Some might see it as a cheap publicity ploy taking advantage in the wake of the upcoming UN Climate Change Summit but do we all benefit from the Rockefeller Foundation quitting crude oil?
By: Ringo Bones
As someone who experienced the hardships that resulted from both Operation Desert Shield and Operation Desert Storm first hand, it seems that the Rockefeller Foundation suddenly deciding to quit their hedge fund funding from crude oil and other non-renewable fossil fuels almost cold turkey 23 years after Operation Desert Storm seems like a cheap publicity ploy taking advantage of the upcoming UN Climate Change Summit this September 23, 2014 and in the wake of the very recent Climate Change action demonstrations in New York City back in Sunday, September 21, 2014 that also took place almost simultaneously in other 160 countries like the UK, Afghanistan to Australia over world governments’ lack of action on tackling the root cause of climate change – i.e. excessive fossil fuel usage.

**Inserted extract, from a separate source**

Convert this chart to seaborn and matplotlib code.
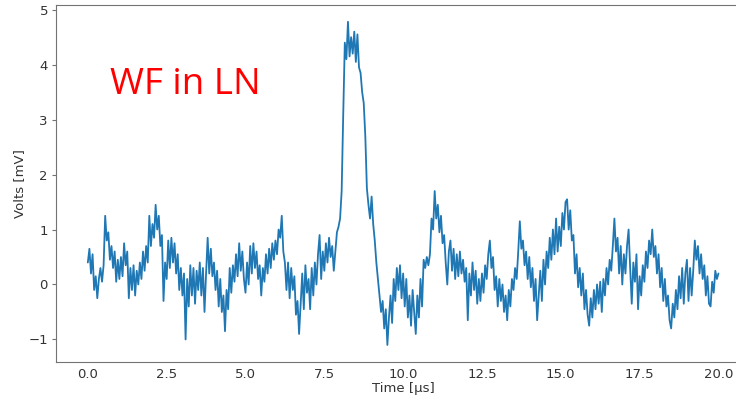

If the Rockefeller Foundation – a charitable foundation largely funded by the big crude oil boom of the 20th Century – quits crude oil and other non-renewable fossil fuels and switch to greener renewable energy sources, will it benefit the rest of us, the lowly 99-percent?
Given that the United States is now the world’s leading producer of crude oil – and it has been since the middle of January 2013 – America’s Big Oil heir, the Rockefeller Foundation - suddenly quitting crude oil almost cold turkey could send anyone beholden to Capitol Hill’s “Crude Oil Lobby” in a suicidal panic. Fortunately, it hasn’t, but to those in the know and who have no control whatsoever on how their pension funds are invested are now doubtful of the future of their pension funds now that the Rockefeller Foundation has quit crude oil, coal and other fossil fuel based hedge fund funding almost cold turkey. Will the Rockefeller Foundation quitting crude oil cold turkey prove to be not economically viable in the long run?